=== Records shown ===

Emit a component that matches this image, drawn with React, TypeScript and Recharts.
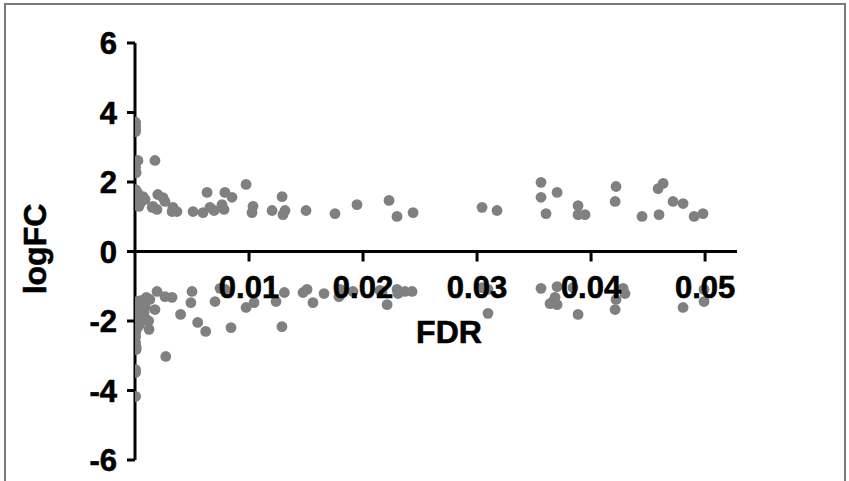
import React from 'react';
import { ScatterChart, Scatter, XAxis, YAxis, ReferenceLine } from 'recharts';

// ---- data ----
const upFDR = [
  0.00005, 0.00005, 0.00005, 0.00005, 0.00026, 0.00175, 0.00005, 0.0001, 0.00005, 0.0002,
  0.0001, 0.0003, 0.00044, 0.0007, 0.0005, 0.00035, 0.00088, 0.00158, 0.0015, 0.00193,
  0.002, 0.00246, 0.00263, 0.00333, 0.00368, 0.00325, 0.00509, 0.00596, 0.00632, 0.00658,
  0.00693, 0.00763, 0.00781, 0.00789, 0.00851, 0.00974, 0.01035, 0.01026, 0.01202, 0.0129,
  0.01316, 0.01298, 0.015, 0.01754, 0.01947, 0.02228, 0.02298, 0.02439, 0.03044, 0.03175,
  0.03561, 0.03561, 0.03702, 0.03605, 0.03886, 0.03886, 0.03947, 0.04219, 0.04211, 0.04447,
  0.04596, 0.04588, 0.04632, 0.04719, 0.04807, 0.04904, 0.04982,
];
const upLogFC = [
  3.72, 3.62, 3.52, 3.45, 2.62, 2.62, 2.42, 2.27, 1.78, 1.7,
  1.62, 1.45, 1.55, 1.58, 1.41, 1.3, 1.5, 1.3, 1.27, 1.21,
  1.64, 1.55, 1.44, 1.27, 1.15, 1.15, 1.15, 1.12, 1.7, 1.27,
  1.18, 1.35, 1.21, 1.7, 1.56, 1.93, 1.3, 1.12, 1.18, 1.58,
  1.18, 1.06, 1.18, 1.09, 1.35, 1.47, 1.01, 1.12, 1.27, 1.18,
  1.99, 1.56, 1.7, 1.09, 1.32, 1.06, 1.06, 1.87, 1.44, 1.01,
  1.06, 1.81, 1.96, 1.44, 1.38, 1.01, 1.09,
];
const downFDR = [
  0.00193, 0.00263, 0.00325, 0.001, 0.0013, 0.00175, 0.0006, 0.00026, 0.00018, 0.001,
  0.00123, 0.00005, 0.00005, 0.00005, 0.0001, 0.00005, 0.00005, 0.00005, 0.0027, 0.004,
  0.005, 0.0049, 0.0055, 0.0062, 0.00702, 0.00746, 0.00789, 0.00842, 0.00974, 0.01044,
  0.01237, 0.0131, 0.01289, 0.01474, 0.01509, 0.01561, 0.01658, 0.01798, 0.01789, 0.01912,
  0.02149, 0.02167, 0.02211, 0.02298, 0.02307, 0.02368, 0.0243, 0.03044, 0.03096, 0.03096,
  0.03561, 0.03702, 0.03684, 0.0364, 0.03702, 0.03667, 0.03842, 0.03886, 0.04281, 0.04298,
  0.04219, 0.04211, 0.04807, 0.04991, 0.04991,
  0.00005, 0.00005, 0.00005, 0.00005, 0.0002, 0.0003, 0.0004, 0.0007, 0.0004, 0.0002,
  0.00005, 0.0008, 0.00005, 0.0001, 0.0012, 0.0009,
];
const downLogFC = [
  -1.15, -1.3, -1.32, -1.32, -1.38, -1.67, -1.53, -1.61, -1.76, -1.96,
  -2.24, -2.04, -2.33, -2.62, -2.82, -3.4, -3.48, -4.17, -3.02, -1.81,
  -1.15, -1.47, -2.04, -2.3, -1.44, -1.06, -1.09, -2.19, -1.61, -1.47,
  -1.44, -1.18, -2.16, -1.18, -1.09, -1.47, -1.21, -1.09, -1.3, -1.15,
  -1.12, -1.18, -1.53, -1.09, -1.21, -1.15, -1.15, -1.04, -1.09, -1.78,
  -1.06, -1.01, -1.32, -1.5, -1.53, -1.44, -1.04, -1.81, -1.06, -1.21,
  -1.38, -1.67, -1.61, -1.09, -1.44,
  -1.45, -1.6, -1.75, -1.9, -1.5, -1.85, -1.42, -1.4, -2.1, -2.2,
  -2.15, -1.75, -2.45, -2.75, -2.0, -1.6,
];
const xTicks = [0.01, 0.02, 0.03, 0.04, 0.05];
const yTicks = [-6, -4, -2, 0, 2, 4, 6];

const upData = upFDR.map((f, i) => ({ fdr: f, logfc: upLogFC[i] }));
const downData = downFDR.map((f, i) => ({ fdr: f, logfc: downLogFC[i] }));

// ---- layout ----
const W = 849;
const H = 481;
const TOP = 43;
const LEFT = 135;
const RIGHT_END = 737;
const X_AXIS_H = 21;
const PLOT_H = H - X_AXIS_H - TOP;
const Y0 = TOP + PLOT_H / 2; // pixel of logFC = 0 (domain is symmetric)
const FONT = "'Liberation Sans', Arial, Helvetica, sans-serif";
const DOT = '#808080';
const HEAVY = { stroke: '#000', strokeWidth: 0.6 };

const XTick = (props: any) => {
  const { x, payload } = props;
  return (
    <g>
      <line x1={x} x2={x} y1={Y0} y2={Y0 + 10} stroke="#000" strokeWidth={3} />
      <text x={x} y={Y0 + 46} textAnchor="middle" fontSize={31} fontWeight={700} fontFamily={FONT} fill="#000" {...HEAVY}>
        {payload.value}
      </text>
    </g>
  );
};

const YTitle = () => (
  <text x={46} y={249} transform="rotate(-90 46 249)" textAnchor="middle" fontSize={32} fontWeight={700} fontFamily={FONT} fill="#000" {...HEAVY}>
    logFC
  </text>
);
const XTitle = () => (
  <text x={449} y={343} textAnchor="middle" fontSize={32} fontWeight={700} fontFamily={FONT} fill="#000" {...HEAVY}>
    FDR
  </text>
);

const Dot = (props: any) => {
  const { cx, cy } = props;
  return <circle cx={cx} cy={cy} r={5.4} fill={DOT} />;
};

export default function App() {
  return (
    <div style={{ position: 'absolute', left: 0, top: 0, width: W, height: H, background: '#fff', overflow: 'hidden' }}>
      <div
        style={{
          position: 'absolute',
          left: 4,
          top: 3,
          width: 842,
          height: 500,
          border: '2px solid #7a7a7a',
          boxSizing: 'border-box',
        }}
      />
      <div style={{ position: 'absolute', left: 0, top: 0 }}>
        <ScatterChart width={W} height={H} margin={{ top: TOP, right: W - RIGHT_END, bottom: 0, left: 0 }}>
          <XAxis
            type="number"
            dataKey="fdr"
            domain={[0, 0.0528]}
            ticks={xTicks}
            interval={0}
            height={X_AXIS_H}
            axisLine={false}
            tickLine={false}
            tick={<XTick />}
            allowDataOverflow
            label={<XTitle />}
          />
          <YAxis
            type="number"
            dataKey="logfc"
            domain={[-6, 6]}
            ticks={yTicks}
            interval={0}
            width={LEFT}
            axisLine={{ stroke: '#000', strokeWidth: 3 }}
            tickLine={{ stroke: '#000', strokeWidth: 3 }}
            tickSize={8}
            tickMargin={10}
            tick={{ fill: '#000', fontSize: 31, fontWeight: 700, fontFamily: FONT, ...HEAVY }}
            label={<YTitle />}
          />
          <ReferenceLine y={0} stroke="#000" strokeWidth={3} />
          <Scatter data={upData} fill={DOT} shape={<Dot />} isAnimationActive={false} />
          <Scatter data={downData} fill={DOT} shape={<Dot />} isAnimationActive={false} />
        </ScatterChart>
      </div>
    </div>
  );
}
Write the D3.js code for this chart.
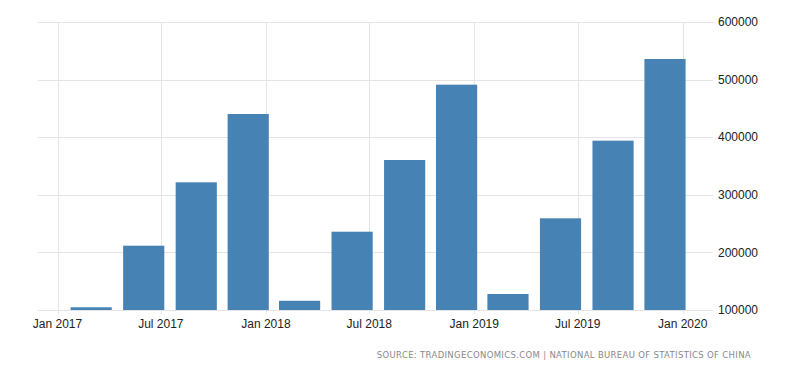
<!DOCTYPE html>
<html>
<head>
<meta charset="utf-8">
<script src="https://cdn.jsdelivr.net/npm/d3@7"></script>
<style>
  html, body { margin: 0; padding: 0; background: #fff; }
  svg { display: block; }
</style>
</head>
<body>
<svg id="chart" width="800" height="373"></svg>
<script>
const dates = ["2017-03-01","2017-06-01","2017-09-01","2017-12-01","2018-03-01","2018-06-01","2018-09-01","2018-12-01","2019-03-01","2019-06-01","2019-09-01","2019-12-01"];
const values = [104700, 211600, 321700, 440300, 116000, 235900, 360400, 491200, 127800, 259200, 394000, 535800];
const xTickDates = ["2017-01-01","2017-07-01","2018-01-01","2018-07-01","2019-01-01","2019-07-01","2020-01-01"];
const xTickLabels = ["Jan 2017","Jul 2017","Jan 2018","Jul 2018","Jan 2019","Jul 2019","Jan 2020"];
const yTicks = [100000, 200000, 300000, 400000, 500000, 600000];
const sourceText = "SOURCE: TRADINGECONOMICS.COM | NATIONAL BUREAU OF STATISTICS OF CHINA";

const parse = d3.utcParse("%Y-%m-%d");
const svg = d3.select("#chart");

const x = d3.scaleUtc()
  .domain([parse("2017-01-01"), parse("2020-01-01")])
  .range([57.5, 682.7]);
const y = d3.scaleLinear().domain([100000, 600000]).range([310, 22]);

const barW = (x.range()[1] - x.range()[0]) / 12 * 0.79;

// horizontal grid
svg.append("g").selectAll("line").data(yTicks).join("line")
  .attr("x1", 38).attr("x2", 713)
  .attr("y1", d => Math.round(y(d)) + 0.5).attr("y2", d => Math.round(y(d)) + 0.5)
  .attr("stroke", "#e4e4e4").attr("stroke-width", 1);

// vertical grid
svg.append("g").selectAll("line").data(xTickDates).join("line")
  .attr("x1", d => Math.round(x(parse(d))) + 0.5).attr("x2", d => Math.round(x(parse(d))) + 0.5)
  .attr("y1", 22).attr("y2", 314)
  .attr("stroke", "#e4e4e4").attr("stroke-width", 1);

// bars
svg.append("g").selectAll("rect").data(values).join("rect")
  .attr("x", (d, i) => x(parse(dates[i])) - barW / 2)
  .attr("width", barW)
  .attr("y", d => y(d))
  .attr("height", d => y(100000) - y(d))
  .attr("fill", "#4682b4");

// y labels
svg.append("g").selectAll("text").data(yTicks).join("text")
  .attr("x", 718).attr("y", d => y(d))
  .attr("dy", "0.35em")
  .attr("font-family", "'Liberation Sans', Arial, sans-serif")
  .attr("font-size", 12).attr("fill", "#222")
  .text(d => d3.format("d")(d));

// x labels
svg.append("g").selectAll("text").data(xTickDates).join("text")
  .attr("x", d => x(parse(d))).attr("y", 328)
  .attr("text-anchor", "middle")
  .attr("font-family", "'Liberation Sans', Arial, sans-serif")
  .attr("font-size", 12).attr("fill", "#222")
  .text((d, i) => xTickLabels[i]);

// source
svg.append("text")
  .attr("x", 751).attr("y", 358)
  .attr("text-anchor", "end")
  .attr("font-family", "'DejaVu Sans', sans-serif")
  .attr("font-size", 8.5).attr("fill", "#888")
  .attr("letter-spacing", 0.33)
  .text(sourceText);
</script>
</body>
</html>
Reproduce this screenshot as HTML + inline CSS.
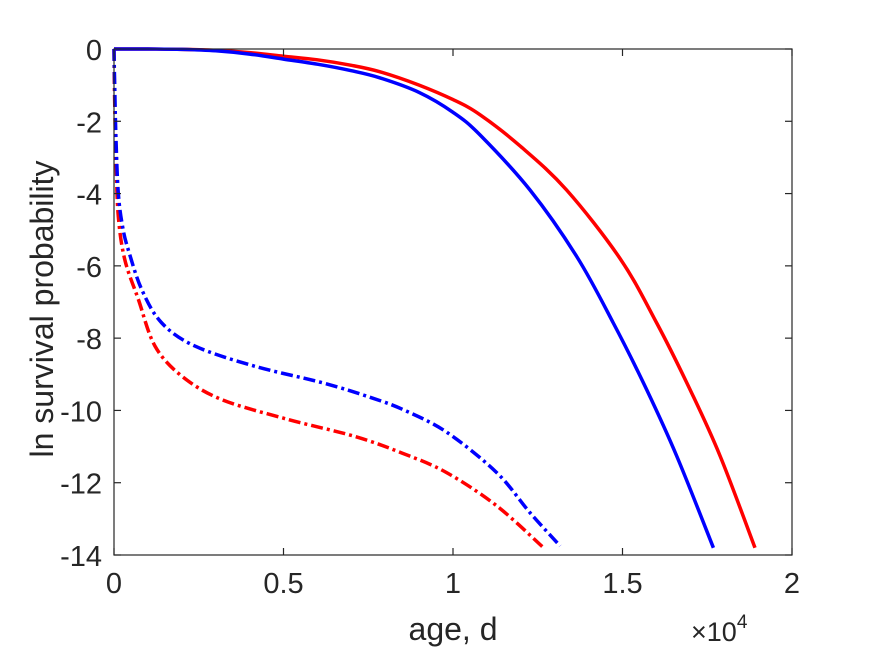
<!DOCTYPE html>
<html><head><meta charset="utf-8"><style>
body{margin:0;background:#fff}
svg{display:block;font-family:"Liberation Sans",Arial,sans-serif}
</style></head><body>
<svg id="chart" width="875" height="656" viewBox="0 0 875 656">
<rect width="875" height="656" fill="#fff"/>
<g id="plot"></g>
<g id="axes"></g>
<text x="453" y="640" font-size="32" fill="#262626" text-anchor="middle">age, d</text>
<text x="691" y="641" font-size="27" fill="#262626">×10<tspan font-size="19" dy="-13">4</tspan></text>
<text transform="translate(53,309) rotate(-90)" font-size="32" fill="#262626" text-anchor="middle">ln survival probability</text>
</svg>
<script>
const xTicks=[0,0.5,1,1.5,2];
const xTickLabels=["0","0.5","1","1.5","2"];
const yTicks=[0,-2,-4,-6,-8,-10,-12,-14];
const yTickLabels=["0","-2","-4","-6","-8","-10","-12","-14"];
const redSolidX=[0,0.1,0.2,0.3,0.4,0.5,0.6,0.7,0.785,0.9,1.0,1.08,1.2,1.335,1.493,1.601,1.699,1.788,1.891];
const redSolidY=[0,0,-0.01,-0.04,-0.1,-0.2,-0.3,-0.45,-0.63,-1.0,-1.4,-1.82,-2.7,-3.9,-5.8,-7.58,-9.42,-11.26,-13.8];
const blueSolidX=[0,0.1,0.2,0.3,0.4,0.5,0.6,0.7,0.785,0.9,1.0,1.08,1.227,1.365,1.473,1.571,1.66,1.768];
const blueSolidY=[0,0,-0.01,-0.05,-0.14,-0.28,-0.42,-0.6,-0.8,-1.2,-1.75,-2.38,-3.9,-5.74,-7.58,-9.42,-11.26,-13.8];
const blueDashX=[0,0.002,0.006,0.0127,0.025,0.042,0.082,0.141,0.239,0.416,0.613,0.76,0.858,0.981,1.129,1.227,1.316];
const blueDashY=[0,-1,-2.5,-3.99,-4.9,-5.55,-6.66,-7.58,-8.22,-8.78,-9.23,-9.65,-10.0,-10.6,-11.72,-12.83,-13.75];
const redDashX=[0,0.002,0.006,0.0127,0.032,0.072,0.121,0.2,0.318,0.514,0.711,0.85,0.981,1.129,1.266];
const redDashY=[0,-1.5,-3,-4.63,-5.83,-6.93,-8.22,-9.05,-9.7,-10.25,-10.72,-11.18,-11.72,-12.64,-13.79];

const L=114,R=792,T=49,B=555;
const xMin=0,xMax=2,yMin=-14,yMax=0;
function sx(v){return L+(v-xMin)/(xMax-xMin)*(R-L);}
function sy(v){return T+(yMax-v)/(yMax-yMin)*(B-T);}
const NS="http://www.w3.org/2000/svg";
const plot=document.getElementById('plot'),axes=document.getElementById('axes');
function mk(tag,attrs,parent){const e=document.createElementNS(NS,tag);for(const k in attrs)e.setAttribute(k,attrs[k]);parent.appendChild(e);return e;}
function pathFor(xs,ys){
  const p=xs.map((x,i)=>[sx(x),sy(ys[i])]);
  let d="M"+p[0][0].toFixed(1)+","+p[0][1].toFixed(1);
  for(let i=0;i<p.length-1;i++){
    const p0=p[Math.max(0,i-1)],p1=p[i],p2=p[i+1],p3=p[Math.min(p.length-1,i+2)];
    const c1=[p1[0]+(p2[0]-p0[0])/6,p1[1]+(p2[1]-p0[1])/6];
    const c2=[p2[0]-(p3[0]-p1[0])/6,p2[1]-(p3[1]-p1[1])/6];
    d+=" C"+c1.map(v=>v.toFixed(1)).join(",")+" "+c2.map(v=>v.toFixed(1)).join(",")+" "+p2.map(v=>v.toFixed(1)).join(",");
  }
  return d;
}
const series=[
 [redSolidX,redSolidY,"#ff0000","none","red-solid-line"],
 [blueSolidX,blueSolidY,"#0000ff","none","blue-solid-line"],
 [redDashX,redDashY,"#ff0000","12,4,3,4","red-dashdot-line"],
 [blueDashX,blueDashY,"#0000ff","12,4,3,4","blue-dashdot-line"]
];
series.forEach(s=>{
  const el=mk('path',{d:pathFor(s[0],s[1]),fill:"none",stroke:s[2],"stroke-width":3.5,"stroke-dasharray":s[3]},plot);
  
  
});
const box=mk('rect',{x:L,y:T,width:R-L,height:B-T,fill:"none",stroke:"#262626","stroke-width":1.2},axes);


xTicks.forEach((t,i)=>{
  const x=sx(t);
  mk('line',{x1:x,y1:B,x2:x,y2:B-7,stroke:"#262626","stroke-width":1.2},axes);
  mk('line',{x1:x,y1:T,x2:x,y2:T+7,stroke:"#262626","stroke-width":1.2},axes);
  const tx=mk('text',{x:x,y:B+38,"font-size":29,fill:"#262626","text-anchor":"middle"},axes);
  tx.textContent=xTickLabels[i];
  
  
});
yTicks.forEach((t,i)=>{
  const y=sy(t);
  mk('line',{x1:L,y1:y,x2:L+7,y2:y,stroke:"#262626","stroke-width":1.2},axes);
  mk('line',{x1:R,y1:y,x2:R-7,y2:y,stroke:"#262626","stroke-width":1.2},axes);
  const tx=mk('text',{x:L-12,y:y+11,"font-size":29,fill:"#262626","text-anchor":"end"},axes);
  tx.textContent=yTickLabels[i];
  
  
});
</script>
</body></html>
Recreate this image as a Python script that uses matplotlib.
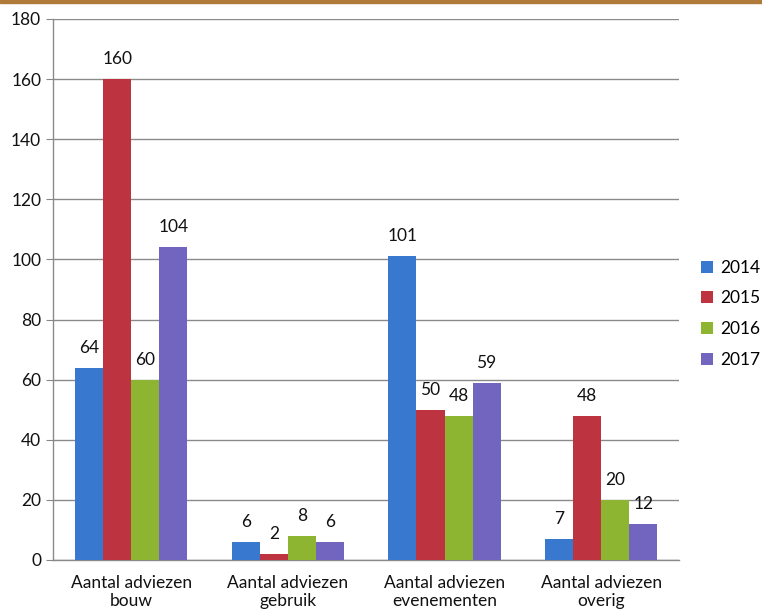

===

▶ [Stated problem]: Without the pictures, write out the lines from the beginning of the entries through the line with "XAxis, YAxis, ReferenceLine".

▶ [Solution for this problem]:
Emit a component that matches this image, drawn with React, TypeScript and Recharts.
import React from 'react';
import { ScatterChart, Scatter, XAxis, YAxis, ReferenceLine } from 'recharts';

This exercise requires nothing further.